Quote every line of the data below as it stands, omitting pictures.
##### INFORMATION PROVIDED #####
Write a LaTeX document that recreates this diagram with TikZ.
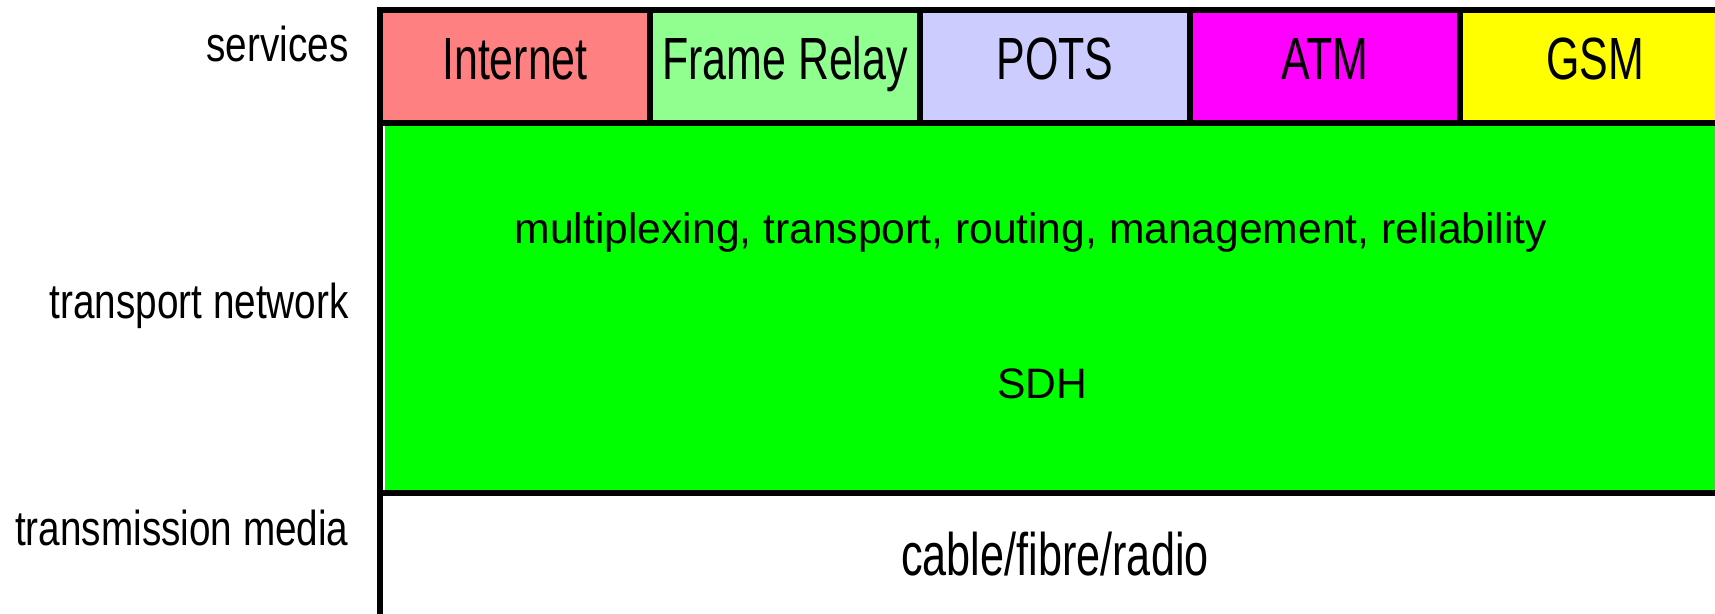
\documentclass[tikz,border=0pt]{standalone}
\usepackage{fontspec}
\setmainfont{Liberation Sans}
\newfontfamily\svcfont[FakeStretch=0.72]{Liberation Sans}
\newfontfamily\lblfont[FakeStretch=0.79]{Liberation Sans}
\definecolor{cinternet}{HTML}{FF8080}
\definecolor{cframe}{HTML}{90FF90}
\definecolor{cpots}{HTML}{CCCCFF}
\definecolor{catm}{HTML}{FF00FF}
\definecolor{cgsm}{HTML}{FFFF00}
\definecolor{ctrans}{HTML}{00FF00}
\tikzset{
  border/.style={draw=black, line width=3pt},
  svclabel/.style={anchor=base, inner sep=0pt, font=\svcfont\fontsize{29.8}{32}\selectfont},
  layerlabel/.style={anchor=base east, inner sep=0pt, font=\lblfont\fontsize{24.5}{28}\selectfont},
  greentext/.style={anchor=base, inner sep=0pt, font=\fontsize{21.3}{24}\selectfont},
  mediatext/.style={anchor=base, inner sep=0pt, font=\svcfont\fontsize{30}{34}\selectfont}
}
\begin{document}
\begin{tikzpicture}[x=0.5pt, y=-0.5pt]
\useasboundingbox (0,0) rectangle (1715,614);
\begin{scope}
\clip (0,0) rectangle (1715,614);
% fills
\fill[cinternet] (380,9.7) rectangle (649.7,122.7);
\fill[cframe] (649.7,9.7) rectangle (919.7,122.7);
\fill[cpots] (919.7,9.7) rectangle (1190,122.7);
\fill[catm] (1190,9.7) rectangle (1460,122.7);
\fill[cgsm] (1460,9.7) rectangle (1730,122.7);
\fill[ctrans] (385,126) rectangle (1730,490);
% borders
\coordinate (bl) at (380,620);
\coordinate (tl) at (380,9.7);
\coordinate (tr) at (1730,9.7);
\draw[border, line join=miter] (bl) -- (tl) -- (tr);
\coordinate (sl) at (377,122.7);
\coordinate (sr) at (1730,122.7);
\draw[border] (sl) -- (sr);
\coordinate (gl) at (377,493);
\coordinate (gr) at (1730,493);
\draw[border] (gl) -- (gr);
\foreach \x/\n in {649.7/a,919.7/b,1190/c,1460/d}{
  \coordinate (dt\n) at (\x,9.7);
  \coordinate (db\n) at (\x,122.7);
  \draw[border] (dt\n) -- (db\n);
}
\end{scope}
% service labels
\node[svclabel] (internet) at (515,80) {Internet};
\node[svclabel] (frame) at (785,80) {Frame Relay};
\node[svclabel] (pots) at (1055,80) {POTS};
\node[svclabel] (atm) at (1325,80) {ATM};
\node[svclabel] (gsm) at (1595,80) {GSM};
% green texts
\node[greentext] (funcs) at (1031,244) {multiplexing, transport, routing, management, reliability};
\node[greentext] (sdh) at (1042,399) {SDH};
% media
\node[mediatext] (media) at (1055,576) {cable/fibre/radio};
% left labels
\node[layerlabel] (lservices) at (349,62) {services};
\node[layerlabel] (ltransport) at (349,319) {transport network};
\node[layerlabel] (lmedia) at (349,546) {transmission media};
\end{tikzpicture}
\end{document}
#####
## FULL SOLUTION
Write a LaTeX document that recreates this diagram with TikZ.
\documentclass[tikz,border=0pt]{standalone}
\usepackage{fontspec}
\setmainfont{Liberation Sans}
\newfontfamily\svcfont[FakeStretch=0.72]{Liberation Sans}
\newfontfamily\lblfont[FakeStretch=0.79]{Liberation Sans}
\definecolor{cinternet}{HTML}{FF8080}
\definecolor{cframe}{HTML}{90FF90}
\definecolor{cpots}{HTML}{CCCCFF}
\definecolor{catm}{HTML}{FF00FF}
\definecolor{cgsm}{HTML}{FFFF00}
\definecolor{ctrans}{HTML}{00FF00}
\tikzset{
  border/.style={draw=black, line width=3pt},
  svclabel/.style={anchor=base, inner sep=0pt, font=\svcfont\fontsize{29.8}{32}\selectfont},
  layerlabel/.style={anchor=base east, inner sep=0pt, font=\lblfont\fontsize{24.5}{28}\selectfont},
  greentext/.style={anchor=base, inner sep=0pt, font=\fontsize{21.3}{24}\selectfont},
  mediatext/.style={anchor=base, inner sep=0pt, font=\svcfont\fontsize{30}{34}\selectfont}
}
\begin{document}
\begin{tikzpicture}[x=0.5pt, y=-0.5pt]
\useasboundingbox (0,0) rectangle (1715,614);
\begin{scope}
\clip (0,0) rectangle (1715,614);
% fills
\fill[cinternet] (380,9.7) rectangle (649.7,122.7);
\fill[cframe] (649.7,9.7) rectangle (919.7,122.7);
\fill[cpots] (919.7,9.7) rectangle (1190,122.7);
\fill[catm] (1190,9.7) rectangle (1460,122.7);
\fill[cgsm] (1460,9.7) rectangle (1730,122.7);
\fill[ctrans] (385,126) rectangle (1730,490);
% borders
\coordinate (bl) at (380,620);
\coordinate (tl) at (380,9.7);
\coordinate (tr) at (1730,9.7);
\draw[border, line join=miter] (bl) -- (tl) -- (tr);
\coordinate (sl) at (377,122.7);
\coordinate (sr) at (1730,122.7);
\draw[border] (sl) -- (sr);
\coordinate (gl) at (377,493);
\coordinate (gr) at (1730,493);
\draw[border] (gl) -- (gr);
\foreach \x/\n in {649.7/a,919.7/b,1190/c,1460/d}{
  \coordinate (dt\n) at (\x,9.7);
  \coordinate (db\n) at (\x,122.7);
  \draw[border] (dt\n) -- (db\n);
}
\end{scope}
% service labels
\node[svclabel] (internet) at (515,80) {Internet};
\node[svclabel] (frame) at (785,80) {Frame Relay};
\node[svclabel] (pots) at (1055,80) {POTS};
\node[svclabel] (atm) at (1325,80) {ATM};
\node[svclabel] (gsm) at (1595,80) {GSM};
% green texts
\node[greentext] (funcs) at (1031,244) {multiplexing, transport, routing, management, reliability};
\node[greentext] (sdh) at (1042,399) {SDH};
% media
\node[mediatext] (media) at (1055,576) {cable/fibre/radio};
% left labels
\node[layerlabel] (lservices) at (349,62) {services};
\node[layerlabel] (ltransport) at (349,319) {transport network};
\node[layerlabel] (lmedia) at (349,546) {transmission media};
\end{tikzpicture}
\end{document}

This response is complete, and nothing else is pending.